NEW ORLEANS, La., March 14 (LID) – The Louisiana Supreme Court on Tuesday reinstated a 60-year prison sentence for a former Alabama state legislator convicted of bilking New Orleanians after Hurricane Katrina.
Former Alabama Rep. John Colvin Jr. was convicted of six counts of theft for defrauding six storm victims whom he promised modular homes in exchange for payment but failed deliver.
In February 2010, Colvin was sentenced to six 10-year prison terms to be served consecutively.
He had previously pleaded guilty in Jefferson Parish to defrauding six people of $39,400 to $63,500 for not completing home repairs following the 2005 storm.
In a per curiam decision Tuesday, the state Supreme Court upheld the sentence imposed by Orleans Parish Criminal District Judge Darryl Derbigny.
The justices held that the sentence wasn’t disproportionate to the offense, noting that Colvin engaged in “a pattern of conduct that clearly reflected more than business ineptitude and was fraudulent from the outset.”
The Orleans Parish trial court was justified in imposing consecutive sentencing because of the “exceptional risk to public safety” pose by Colvin, who “preyed systematically on distressed homeowners attempting to rebuild their lives in the aftermath of 9 Hurricane Katrina, and he was good at it.”
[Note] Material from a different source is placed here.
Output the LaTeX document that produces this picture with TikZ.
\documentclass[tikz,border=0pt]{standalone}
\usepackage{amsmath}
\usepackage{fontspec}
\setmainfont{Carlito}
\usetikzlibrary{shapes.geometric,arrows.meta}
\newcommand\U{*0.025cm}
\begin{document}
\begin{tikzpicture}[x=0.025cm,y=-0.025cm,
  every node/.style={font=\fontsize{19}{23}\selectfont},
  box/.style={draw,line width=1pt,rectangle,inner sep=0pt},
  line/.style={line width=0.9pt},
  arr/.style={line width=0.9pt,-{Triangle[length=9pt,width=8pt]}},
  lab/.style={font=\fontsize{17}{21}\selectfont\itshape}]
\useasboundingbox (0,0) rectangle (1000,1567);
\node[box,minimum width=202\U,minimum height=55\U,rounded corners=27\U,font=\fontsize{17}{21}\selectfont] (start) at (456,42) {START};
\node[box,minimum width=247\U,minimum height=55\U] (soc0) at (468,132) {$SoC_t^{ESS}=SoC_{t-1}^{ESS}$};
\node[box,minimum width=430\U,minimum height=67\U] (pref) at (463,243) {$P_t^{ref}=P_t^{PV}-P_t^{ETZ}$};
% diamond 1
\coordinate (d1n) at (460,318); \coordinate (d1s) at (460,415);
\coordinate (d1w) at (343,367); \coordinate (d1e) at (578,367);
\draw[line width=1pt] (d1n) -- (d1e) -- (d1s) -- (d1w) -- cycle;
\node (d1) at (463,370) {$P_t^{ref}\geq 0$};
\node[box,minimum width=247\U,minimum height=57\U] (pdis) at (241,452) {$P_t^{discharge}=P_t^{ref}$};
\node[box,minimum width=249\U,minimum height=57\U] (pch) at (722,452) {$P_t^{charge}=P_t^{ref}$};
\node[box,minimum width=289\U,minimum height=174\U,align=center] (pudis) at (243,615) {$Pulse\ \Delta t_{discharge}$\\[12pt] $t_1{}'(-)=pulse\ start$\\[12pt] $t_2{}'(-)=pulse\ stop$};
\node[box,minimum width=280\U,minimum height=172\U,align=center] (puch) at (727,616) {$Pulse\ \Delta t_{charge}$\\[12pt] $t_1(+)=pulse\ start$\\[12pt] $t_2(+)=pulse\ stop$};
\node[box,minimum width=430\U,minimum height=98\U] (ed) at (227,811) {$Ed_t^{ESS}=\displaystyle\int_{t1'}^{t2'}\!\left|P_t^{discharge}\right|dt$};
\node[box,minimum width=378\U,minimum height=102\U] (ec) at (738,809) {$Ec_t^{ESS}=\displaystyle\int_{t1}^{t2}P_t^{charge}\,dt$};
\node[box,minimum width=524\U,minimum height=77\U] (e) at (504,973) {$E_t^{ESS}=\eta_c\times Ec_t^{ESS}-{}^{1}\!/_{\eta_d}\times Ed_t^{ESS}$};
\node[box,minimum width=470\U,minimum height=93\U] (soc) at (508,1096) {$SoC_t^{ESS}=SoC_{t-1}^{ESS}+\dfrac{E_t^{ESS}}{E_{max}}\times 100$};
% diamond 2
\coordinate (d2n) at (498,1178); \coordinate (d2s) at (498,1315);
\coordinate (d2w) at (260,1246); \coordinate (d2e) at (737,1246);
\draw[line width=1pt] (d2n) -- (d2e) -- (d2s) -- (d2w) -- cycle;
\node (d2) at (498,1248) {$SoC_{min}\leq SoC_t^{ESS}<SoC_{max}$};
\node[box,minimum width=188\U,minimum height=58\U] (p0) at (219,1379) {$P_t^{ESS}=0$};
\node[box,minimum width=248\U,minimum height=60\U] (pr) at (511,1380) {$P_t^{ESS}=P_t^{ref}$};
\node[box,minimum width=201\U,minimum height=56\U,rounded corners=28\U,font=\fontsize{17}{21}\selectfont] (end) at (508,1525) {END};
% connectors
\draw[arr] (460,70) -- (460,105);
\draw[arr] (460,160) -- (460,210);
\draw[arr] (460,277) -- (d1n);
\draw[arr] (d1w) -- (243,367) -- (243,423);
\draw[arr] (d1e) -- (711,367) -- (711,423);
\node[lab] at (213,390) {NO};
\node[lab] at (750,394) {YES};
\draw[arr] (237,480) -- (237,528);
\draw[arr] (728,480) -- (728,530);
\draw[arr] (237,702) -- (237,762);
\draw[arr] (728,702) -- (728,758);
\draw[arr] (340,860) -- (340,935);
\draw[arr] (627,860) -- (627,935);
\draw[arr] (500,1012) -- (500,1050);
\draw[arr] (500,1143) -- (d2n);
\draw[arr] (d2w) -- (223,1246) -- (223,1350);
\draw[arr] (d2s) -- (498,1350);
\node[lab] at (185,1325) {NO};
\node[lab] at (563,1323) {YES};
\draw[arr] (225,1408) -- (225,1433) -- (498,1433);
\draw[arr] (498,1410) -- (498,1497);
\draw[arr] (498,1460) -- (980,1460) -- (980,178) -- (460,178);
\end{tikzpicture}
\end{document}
The Supreme Court decision reverses the 4th Circuit Court of Appeal, which had upheld Colvin’s convictions but remanded the case the trial court, after finding the sentence unconstitutionally excessive.
In a 15-page opinion, Judge Roland Belsome cited a 1979 Louisiana Supreme Court decision that for an offender without a prior felony record, “ordinarily concurrent rather than consecutive sentences should be imposed.”
Colvin has been in state prison since May 2009.
The case is State of Louisiana v. John Colvin, No. 11-K-104, Louisiana Supreme Court.